WHAT IS EXPECTED:
Sort through the data and copy the lines holding the word "matplotlib".

DATA BLOCK:
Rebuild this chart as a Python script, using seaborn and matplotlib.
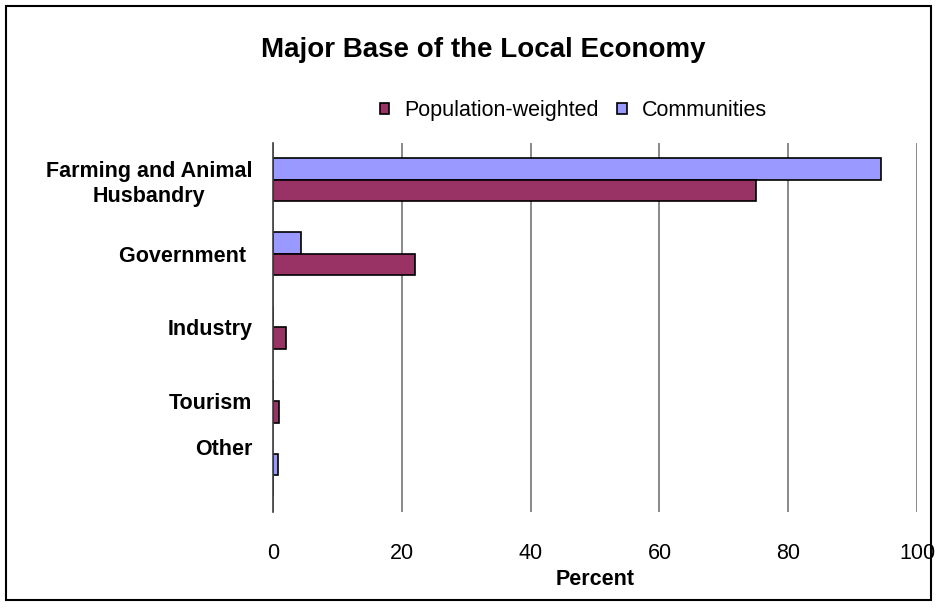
import matplotlib
matplotlib.use("Agg")
import matplotlib.pyplot as plt
import matplotlib.transforms as mtransforms
import seaborn as sns
import pandas as pd
from matplotlib.patches import Rectangle

# data
categories = ["Farming and Animal\nHusbandry", "Government ", "Industry", "Tourism", "Other"]
communities = [94.4, 4.4, 0, 0, 0.8]
population_weighted = [75.0, 22.0, 2.0, 1.0, 0]
xticks = [0, 20, 40, 60, 80, 100]

df = pd.DataFrame({
    "category": categories * 2,
    "value": communities + population_weighted,
    "series": ["Communities"] * 5 + ["Population-weighted"] * 5,
})

sns.set_style("white")
plt.rcParams["font.family"] = ["Liberation Sans", "DejaVu Sans"]
plt.rcParams["text.color"] = "black"
plt.rcParams["xtick.color"] = "black"
plt.rcParams["ytick.color"] = "black"
plt.rcParams["axes.labelcolor"] = "black"

fig = plt.figure(figsize=(9.37, 6.09), dpi=100, facecolor="white")
ax = fig.add_axes([0.2914, 0.1593, 0.6873, 0.6059])

sns.barplot(data=df, x="value", y="category", hue="series", orient="h",
            hue_order=["Communities", "Population-weighted"],
            palette={"Communities": "#9999FF", "Population-weighted": "#993366"},
            saturation=1, width=0.58, edgecolor="black", linewidth=1.2, ax=ax)

ax.set_xlim(0, 100)
ax.set_xticks(xticks)
ax.xaxis.grid(True, color="#808080", linewidth=1.3)
ax.set_axisbelow(True)
for s in ["top", "right", "bottom"]:
    ax.spines[s].set_visible(False)
ax.spines["left"].set_color("#404040")
ax.spines["left"].set_linewidth(1.2)

ax.tick_params(axis="x", length=0, pad=22, labelsize=15.5)
ax.tick_params(axis="y", length=0, pad=15, labelsize=15.5)
ylabels = ax.get_yticklabels()
for lab in ylabels:
    lab.set_fontweight("bold")
    lab.set_horizontalalignment("right")
    lab.set_multialignment("center")
# the last category label sits higher in the original
ylabels[-1].set_transform(ylabels[-1].get_transform() +
                          mtransforms.ScaledTranslation(0, 0.28, fig.dpi_scale_trans))

ax.set_xlabel("Percent", fontsize=15.5, fontweight="bold", labelpad=4)
ax.set_ylabel("")

handles, labels = ax.get_legend_handles_labels()
ax.legend(handles[::-1], labels[::-1], loc="center", bbox_to_anchor=(0.612, 0.818),
          bbox_transform=fig.transFigure, ncol=2, frameon=False, fontsize=15.5,
          handlelength=0.45, handleheight=0.45, columnspacing=0.85, handletextpad=0.7)

fig.text(0.516, 0.918, "Major Base of the Local Economy", ha="center", va="center",
         fontsize=20, fontweight="bold")

fig.patches.append(Rectangle((0.0064, 0.0148), 0.9872, 0.975, transform=fig.transFigure,
                             fill=False, edgecolor="black", linewidth=1.5))

fig.savefig("out.png", dpi=100)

ANSWER FOR THE TASK:
Rebuild this chart as a Python script, using seaborn and matplotlib.
import matplotlib
matplotlib.use("Agg")
import matplotlib.pyplot as plt
import matplotlib.transforms as mtransforms
from matplotlib.patches import Rectangle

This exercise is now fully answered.